— Records with drawing code —
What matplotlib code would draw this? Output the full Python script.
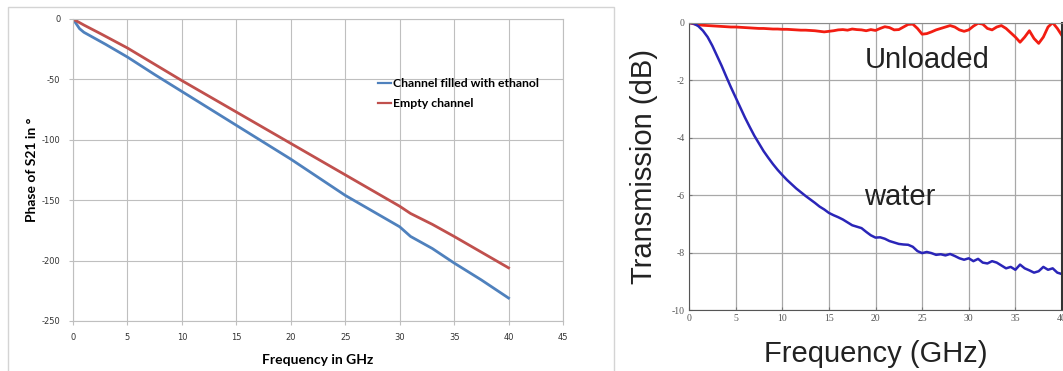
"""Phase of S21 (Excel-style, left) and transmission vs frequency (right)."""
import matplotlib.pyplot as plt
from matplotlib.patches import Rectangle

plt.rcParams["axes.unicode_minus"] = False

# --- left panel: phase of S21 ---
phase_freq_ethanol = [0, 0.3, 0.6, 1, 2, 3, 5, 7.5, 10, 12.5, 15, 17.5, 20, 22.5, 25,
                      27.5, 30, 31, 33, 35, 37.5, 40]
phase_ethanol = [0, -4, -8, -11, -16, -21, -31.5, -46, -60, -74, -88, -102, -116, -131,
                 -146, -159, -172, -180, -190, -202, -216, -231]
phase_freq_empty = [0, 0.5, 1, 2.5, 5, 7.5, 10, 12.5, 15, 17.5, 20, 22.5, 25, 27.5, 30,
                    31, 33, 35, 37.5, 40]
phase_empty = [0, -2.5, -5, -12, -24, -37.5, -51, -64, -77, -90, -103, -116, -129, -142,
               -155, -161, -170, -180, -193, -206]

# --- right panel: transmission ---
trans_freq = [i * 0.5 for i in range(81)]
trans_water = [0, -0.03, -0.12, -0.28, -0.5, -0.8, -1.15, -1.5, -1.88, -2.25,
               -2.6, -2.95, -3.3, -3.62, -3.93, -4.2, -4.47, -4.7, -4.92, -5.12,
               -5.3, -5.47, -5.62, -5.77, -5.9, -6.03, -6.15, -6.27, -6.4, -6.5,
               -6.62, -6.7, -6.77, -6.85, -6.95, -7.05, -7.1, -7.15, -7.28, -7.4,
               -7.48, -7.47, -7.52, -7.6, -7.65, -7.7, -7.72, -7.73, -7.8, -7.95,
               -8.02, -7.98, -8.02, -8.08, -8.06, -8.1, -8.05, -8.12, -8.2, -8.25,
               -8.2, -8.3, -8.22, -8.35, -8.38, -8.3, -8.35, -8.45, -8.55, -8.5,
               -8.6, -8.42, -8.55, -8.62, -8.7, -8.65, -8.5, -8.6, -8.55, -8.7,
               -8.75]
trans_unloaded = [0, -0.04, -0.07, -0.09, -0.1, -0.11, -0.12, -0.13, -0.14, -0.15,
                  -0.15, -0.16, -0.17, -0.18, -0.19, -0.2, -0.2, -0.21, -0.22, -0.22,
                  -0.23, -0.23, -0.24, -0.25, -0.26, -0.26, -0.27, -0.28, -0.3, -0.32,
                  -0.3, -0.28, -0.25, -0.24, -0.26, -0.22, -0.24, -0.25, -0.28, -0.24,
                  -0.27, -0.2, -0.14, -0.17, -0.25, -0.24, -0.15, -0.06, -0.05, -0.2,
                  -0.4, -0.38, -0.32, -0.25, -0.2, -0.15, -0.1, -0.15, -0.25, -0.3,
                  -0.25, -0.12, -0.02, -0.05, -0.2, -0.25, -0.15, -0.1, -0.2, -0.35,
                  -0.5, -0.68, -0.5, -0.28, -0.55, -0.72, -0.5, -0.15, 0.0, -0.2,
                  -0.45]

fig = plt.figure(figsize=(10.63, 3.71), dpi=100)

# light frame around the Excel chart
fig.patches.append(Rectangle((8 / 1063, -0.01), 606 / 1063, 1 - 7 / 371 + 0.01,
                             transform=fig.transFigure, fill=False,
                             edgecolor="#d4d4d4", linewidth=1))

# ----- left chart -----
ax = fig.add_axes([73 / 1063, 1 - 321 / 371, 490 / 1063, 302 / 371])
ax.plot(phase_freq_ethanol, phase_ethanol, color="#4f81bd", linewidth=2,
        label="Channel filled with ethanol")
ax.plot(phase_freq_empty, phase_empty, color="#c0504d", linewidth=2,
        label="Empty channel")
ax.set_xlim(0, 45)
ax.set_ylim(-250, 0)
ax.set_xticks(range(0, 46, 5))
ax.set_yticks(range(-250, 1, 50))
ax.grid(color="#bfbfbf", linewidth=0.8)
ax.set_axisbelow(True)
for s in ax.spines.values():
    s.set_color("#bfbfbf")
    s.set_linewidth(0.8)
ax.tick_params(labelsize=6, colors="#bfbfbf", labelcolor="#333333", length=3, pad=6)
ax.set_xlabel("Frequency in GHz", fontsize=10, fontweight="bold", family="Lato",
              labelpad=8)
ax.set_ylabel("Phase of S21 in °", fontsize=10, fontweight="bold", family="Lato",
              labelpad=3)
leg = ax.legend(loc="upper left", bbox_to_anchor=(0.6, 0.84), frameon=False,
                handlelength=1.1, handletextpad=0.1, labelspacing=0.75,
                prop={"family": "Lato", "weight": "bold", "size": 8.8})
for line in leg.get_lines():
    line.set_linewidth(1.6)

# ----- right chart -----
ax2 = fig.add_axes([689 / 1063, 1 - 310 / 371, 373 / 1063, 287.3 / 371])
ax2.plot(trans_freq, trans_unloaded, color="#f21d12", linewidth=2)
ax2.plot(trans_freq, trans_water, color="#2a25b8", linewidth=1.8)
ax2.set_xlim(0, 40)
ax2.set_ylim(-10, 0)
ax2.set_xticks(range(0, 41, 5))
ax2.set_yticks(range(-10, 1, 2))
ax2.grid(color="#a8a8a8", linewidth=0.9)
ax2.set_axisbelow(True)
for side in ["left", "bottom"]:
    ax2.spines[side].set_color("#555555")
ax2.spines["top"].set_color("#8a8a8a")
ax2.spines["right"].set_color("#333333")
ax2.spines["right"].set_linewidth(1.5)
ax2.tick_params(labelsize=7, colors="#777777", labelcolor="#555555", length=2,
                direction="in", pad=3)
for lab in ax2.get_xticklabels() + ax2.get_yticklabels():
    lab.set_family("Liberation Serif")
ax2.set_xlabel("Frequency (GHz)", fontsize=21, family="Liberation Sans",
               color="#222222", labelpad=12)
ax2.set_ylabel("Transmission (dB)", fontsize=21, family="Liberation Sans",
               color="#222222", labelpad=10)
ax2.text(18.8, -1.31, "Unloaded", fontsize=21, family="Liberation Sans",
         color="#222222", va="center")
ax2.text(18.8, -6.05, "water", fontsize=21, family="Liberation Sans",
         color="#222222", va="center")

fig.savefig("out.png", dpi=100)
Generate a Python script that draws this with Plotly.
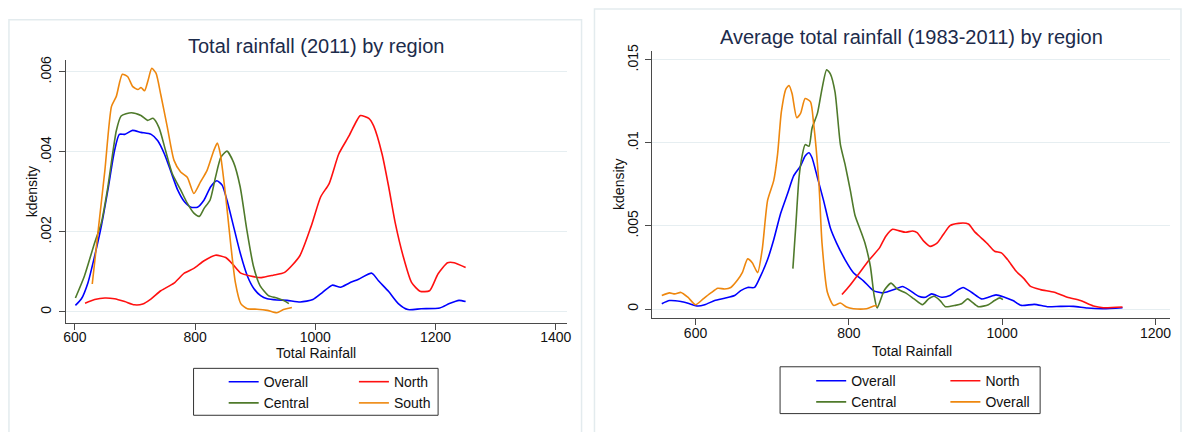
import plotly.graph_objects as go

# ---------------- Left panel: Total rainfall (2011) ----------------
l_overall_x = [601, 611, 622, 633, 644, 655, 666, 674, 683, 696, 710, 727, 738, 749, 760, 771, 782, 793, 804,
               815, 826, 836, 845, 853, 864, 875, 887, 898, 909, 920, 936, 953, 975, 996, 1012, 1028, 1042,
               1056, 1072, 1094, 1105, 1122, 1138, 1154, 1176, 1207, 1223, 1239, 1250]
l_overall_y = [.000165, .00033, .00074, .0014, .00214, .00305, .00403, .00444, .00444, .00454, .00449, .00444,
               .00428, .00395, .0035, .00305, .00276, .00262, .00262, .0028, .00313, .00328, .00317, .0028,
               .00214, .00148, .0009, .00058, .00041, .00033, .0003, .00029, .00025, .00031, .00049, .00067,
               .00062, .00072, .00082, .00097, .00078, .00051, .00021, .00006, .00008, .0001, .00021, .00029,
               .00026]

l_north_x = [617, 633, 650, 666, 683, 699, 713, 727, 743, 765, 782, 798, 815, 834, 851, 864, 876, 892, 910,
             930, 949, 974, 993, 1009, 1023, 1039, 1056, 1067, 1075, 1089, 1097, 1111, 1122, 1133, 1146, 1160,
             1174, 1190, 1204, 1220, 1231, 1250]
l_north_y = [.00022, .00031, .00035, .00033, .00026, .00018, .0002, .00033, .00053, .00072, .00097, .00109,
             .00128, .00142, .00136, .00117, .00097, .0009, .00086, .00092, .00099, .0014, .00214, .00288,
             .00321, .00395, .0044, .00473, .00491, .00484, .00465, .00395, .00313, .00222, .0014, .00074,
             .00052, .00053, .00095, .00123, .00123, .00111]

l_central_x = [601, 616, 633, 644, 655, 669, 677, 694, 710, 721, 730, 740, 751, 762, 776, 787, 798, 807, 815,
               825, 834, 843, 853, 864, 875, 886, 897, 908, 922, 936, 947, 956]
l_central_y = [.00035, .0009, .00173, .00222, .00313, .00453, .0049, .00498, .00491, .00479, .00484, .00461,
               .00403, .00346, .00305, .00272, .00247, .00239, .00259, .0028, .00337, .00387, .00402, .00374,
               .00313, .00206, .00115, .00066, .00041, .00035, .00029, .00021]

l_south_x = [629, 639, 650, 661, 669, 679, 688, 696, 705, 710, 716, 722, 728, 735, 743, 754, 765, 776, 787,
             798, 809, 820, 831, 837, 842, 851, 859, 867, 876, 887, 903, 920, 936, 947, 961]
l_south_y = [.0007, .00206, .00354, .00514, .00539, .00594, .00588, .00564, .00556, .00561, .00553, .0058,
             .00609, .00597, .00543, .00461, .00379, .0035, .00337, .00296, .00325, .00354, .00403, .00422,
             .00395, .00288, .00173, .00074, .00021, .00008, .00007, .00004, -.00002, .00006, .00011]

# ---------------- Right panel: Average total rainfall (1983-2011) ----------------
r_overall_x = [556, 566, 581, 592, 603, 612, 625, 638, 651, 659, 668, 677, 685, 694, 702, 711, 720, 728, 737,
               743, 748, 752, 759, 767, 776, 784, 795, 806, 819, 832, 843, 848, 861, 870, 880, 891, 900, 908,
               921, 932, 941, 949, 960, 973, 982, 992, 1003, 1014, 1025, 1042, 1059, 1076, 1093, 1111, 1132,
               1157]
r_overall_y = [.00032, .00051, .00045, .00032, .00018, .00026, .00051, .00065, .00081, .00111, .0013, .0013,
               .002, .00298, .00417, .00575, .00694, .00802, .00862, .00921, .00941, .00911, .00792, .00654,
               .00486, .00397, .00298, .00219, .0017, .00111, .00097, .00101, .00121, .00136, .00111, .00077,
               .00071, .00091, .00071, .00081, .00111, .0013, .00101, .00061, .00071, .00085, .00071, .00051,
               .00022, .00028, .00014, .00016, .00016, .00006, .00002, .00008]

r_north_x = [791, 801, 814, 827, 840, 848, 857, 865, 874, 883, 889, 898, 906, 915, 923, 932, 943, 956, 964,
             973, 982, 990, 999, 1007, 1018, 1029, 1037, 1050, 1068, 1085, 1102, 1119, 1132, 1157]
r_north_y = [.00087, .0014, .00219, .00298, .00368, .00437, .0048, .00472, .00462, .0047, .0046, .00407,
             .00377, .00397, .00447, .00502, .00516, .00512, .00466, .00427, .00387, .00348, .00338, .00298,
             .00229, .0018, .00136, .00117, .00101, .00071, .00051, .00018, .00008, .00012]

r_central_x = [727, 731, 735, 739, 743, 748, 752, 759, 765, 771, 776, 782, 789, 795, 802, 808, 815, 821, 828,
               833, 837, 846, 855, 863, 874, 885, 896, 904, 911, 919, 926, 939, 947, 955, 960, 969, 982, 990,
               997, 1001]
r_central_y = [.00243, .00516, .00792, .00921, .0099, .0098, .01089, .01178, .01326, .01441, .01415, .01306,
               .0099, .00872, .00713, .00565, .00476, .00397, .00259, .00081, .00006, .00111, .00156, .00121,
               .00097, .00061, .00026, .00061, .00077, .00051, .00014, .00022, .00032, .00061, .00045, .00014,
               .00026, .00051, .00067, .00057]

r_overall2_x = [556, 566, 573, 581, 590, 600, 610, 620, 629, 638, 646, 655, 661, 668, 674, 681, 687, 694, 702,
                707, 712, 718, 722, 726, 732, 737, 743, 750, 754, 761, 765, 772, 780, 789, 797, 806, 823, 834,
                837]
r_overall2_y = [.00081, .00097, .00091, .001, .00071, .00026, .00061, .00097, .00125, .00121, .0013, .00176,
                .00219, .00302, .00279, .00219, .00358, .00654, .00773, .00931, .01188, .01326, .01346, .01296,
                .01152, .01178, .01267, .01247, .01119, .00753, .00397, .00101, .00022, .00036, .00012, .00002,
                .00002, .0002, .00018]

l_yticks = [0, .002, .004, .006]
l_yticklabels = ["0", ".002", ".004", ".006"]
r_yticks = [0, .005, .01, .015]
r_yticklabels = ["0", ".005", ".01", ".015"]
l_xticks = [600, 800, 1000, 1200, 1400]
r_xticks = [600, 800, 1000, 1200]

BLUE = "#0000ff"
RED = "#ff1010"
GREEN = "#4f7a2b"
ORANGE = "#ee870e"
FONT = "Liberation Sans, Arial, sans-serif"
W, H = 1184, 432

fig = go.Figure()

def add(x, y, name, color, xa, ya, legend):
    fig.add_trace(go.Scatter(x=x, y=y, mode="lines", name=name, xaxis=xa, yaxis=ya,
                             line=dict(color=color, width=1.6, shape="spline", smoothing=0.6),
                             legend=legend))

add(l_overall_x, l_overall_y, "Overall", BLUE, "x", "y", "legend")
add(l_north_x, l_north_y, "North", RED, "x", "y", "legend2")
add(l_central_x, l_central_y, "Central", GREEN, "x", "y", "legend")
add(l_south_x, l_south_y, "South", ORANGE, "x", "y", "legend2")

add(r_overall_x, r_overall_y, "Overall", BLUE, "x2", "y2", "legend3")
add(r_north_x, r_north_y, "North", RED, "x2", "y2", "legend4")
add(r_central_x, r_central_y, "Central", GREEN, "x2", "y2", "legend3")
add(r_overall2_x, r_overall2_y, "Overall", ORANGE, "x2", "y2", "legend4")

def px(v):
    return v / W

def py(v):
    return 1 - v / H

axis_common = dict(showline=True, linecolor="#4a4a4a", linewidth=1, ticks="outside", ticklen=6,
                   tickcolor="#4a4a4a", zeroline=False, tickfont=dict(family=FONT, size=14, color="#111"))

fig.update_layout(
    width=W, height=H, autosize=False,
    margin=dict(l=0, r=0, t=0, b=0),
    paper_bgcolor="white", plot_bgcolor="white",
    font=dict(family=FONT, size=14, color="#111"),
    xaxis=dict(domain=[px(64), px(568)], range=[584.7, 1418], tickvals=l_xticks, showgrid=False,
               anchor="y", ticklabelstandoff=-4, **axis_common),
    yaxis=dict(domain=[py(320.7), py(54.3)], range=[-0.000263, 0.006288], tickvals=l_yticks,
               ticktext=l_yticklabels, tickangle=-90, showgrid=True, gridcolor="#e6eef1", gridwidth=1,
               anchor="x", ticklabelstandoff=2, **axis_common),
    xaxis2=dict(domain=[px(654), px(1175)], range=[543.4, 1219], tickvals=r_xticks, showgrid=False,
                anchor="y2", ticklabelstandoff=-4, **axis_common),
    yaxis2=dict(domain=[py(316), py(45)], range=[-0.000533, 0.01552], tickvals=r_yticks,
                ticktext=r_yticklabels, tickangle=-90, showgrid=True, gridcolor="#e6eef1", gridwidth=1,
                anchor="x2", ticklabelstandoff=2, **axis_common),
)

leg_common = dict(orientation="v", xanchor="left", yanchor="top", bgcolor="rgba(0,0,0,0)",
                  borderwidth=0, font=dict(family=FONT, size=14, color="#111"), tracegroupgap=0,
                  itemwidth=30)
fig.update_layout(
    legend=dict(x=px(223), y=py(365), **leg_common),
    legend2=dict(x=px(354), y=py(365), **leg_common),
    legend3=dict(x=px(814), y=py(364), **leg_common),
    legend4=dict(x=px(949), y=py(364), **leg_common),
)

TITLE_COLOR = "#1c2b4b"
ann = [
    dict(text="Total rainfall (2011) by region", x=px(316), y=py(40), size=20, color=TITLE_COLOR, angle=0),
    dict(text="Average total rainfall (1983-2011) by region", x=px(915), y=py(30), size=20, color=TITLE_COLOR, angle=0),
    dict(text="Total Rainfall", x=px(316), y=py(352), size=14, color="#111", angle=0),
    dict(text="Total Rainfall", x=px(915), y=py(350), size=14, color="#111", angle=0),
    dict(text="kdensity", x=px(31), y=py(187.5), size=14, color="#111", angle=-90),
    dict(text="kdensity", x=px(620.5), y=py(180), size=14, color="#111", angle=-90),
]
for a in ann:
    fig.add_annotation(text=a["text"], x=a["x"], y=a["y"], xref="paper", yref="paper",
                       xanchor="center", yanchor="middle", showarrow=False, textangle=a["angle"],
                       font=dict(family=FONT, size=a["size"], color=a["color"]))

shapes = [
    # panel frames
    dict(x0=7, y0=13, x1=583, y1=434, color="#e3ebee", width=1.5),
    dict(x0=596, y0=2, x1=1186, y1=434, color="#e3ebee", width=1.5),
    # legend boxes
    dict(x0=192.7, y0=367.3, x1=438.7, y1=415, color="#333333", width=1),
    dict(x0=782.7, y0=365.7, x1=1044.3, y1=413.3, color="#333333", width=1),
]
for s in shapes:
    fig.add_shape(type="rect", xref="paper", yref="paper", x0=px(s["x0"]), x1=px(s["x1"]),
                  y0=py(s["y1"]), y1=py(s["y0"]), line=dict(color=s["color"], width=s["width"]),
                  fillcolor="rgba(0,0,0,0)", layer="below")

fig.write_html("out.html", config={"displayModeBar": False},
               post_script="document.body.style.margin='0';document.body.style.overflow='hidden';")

— What to work on —
Leave out the pictures and give again exactly the lines from the one with "Generate a Python" through the one with "import plotly.graph_objects as go", and no others.

— Task response —
Generate a Python script that draws this with Plotly.
import plotly.graph_objects as go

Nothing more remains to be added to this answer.